I knew how to bake cakes before I was married, but my husband liked pie. I tried and tried, but rolling a crust just seemed too great a task for my meager skill.

"We have to have a pumpkin pie for Thanksgiving," he insisted, so I worked on it the night before. I finally got something that resembled a crust tucked into a pie plate and turned to the task of making the filling. By then we had managed to finance a cook book, and I found a recipe there. I had the pumpkin and the eggs, but when I got to the cinnamon, I realized I had none.

"I'm going to run over to the store," told him as I slipped out to the small store nearby. I saw the pregnant girl as I waited my turn with the clerk. Rumor had it that she got pregnant without knowing what caused pregnancy. She wasn't married.

"How beautiful she is," I thought as I looked at her flaxen hair and her skin that had the glow pregnant women sometimes get. "How sad that in this modern world such ignorance is possible."

I got my cinnamon and hurried back to my pie, a concrete problem I could tackle. Much to my consternation, the next thing on the recipe was ginger, and I didn't have any of that either! Back to the store I went, somewhat embarrassed. I should worry about the ignorance of a pregnant child! I was a college graduate with a reputation for brilliance at times but, believe it or not, I had to make three trips to the store that evening in order to make my pumpkin pie! .

The worst was yet to come, however, because I had to bake the pie. My oven consisted of a contraption that fitted over our one burner kerosene stove. It was metal, and the heat flowed through it so fast it burned on the bottom and didn't bake the top at all. Here my husband was able to help. An engineer by profession, he designed a stack of magazines to fit on top which served as insulation. At times the magazines got so hot they caught on fire so we stood by with a bucket of water at hand, and when we saw smoke, we grabbed the stack and doused it. By eleven o'clock the pie was done, round and firm and a nice, rich brown as pumpkin pie should be,

I have no recollection of the rest of the meal, but I know we were so full after we finished eating the delicious pie that we had to walk it off. We took our bows and arrows and set off across the fields, shooting at targets we chose as we went. The dogs were along - Soo, the white cocker, so frisky and exalted that she almost broke my heart with her delight, and Smoky, the sedate black cocker who made each step count but enjoyed them all.
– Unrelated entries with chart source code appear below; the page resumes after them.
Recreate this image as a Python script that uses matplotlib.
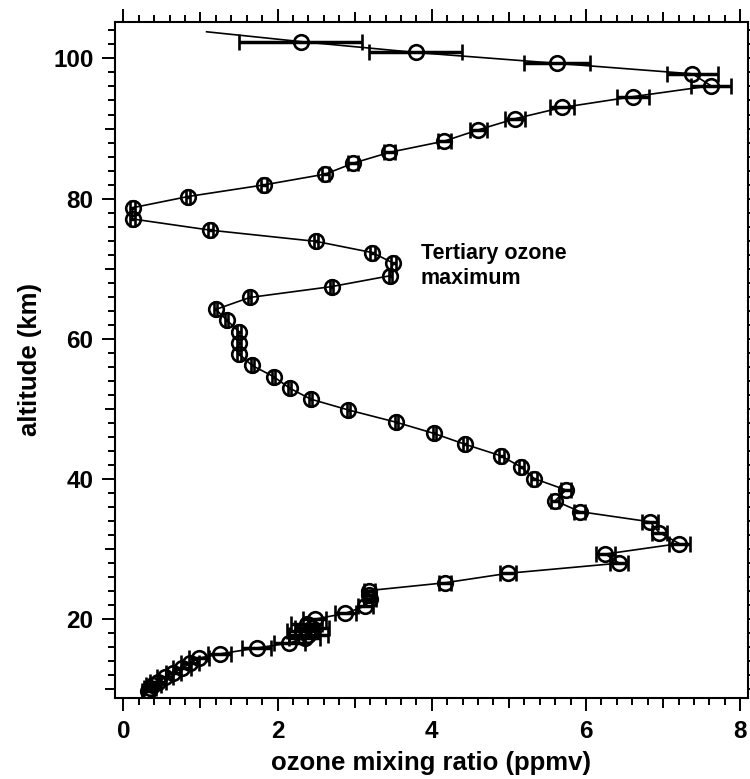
import numpy as np
import matplotlib
matplotlib.use("Agg")
import matplotlib.pyplot as plt
from matplotlib.ticker import FixedLocator

# ozone profile, top to bottom along the drawn line
ozone = [2.30, 3.79, 5.62, 7.38, 7.62, 6.61, 5.69, 5.08, 4.60, 4.16,
         3.45, 2.98, 2.62, 1.82, 0.84, 0.12, 0.12, 1.13, 2.50, 3.23,
         3.50, 3.46, 2.70, 1.64, 1.20, 1.34, 1.50, 1.50, 1.50, 1.67,
         1.95, 2.16, 2.43, 2.92, 3.54, 4.03, 4.43, 4.90, 5.16, 5.33,
         5.74, 5.60, 5.92, 6.83, 6.95, 7.21, 6.25, 6.43, 4.99, 4.17,
         3.19, 3.19, 3.20, 3.14, 2.88, 2.48, 2.38, 2.45, 2.32, 2.40,
         2.35, 2.15, 1.73, 1.25, 0.98, 0.865, 0.76, 0.65, 0.54, 0.45,
         0.39, 0.35, 0.32]
altitude = [102.4, 100.85, 99.3, 97.8, 96.1, 94.55, 93.0, 91.4, 89.8, 88.2,
            86.6, 85.05, 83.5, 81.95, 80.3, 78.7, 77.1, 75.5, 73.9, 72.3,
            70.8, 69.0, 67.45, 65.9, 64.2, 62.7, 61.0, 59.45, 57.85, 56.2,
            54.6, 52.95, 51.4, 49.85, 48.1, 46.5, 44.96, 43.3, 41.7, 40.06,
            38.44, 36.9, 35.35, 33.9, 32.35, 30.8, 29.3, 28.0, 26.56, 25.2,
            24.1, 23.5, 22.9, 21.9, 20.85, 20.0, 19.3, 18.8, 18.3, 17.8,
            17.3, 16.6, 15.9, 15.05, 14.45, 13.7, 13.0, 12.3, 11.7, 11.1,
            10.6, 10.15, 9.8]
ozone_err = [0.80, 0.60, 0.43, 0.33, 0.26, 0.21, 0.16, 0.13, 0.11, 0.085,
             0.07, 0.06, 0.05, 0.04, 0.03, 0.03, 0.03, 0.03, 0.03, 0.03,
             0.03, 0.02, 0.02, 0.02, 0.02, 0.02, 0.02, 0.02, 0.02, 0.02,
             0.02, 0.02, 0.02, 0.02, 0.02, 0.02, 0.025, 0.03, 0.03, 0.04,
             0.06, 0.05, 0.07, 0.10, 0.10, 0.14, 0.12, 0.12, 0.10, 0.08,
             0.07, 0.07, 0.08, 0.10, 0.14, 0.15, 0.20, 0.22, 0.20, 0.25,
             0.20, 0.20, 0.19, 0.15, 0.13, 0.12, 0.12, 0.10, 0.10, 0.10,
             0.10, 0.08, 0.08]
# the line starts above the highest measured point
line_top = (1.08, 103.8)

plt.rcParams["font.family"] = ["Liberation Sans", "DejaVu Sans"]
plt.rcParams["font.weight"] = "bold"

fig = plt.figure(figsize=(7.5, 7.79), dpi=100)
ax = fig.add_axes([0.1533, 0.104, 0.844, 0.8678])

ax.plot([line_top[0]] + ozone, [line_top[1]] + altitude, color="black", lw=1.2, zorder=2)
ax.errorbar(ozone, altitude, xerr=ozone_err, fmt="o", ms=10.5, mfc="none", mec="black",
            mew=1.9, ecolor="black", elinewidth=2.5, capsize=5.8, capthick=2.5, zorder=3)

ax.text(3.86, 70.4, "Tertiary ozone\nmaximum", fontsize=15.5, fontweight="bold",
        ha="left", va="center", linespacing=1.2)

ax.set_xlim(-0.108, 8.10)
ax.set_ylim(8.77, 105.2)

# major ticks every 1 / 10 so odd ones can be drawn shorter and left unlabeled
xt = np.arange(0, 9, 1)
yt = np.arange(10, 110, 10)
ax.xaxis.set_major_locator(FixedLocator(xt))
ax.yaxis.set_major_locator(FixedLocator(yt))
ax.xaxis.set_minor_locator(FixedLocator(np.arange(0, 8.2, 0.2)))
ax.yaxis.set_minor_locator(FixedLocator(np.arange(10, 106, 2)))
ax.set_xticklabels([str(v) if v % 2 == 0 else "" for v in xt])
ax.set_yticklabels([str(v) if v % 20 == 0 else "" for v in yt])

ax.tick_params(which="both", direction="out", top=True, right=True, width=1.4, color="black")
ax.tick_params(which="major", length=9.5, labelsize=17.5, pad=6)
ax.tick_params(which="minor", length=5)
for t, v in zip(ax.xaxis.get_major_ticks(), xt):
    if v % 2:
        t.tick1line.set_markersize(7.2)
        t.tick2line.set_markersize(7.2)
for t, v in zip(ax.yaxis.get_major_ticks(), yt):
    if v % 20:
        t.tick1line.set_markersize(7.2)
        t.tick2line.set_markersize(7.2)
for lab in ax.get_xticklabels() + ax.get_yticklabels():
    lab.set_fontweight("bold")

for s in ax.spines.values():
    s.set_linewidth(1.5)

ax.set_xlabel("ozone mixing ratio (ppmv)", fontsize=18.5, fontweight="bold", labelpad=6)
ax.set_ylabel("altitude (km)", fontsize=18.5, fontweight="bold", labelpad=8)

fig.savefig("out.png", dpi=100)
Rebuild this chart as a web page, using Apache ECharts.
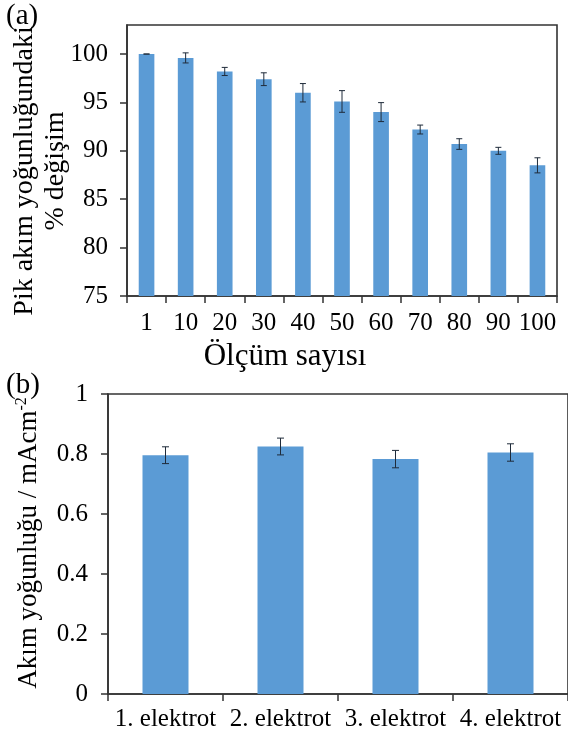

The air was crisp and the sun reluctant, but our exercise kept us warm. We found a wooded section with mysterious paths that tempted us further than we really felt like going, and we were almost too tired to finish the pie when we returned. We built up the fire in the parlor furnace which we kept by the bed, ate the pie hurriedly, and tucked ourselves in. The dogs had to sleep on the bed with us because the sub-flooring with the wind blowing through the cracks was too cold, and in the night, as usual, Soo sneaked up from the foot and curled herself across my neck. It was a good Thanksgiving.

That year we spent in the slums gave us a dimension of understanding that few affluent people ever achieve. Our neighbors accepted us as one of them even though we were afraid to drink the water from their condemned well and hauled ours in from the city. The hardships we suffered physically made us aware of how free it is possible to be from material things. We found beauty in the creek in front of our porch, in the hordes of birds who flocked to our feeder, and in the hearts and souls of those people who never would know another way of life.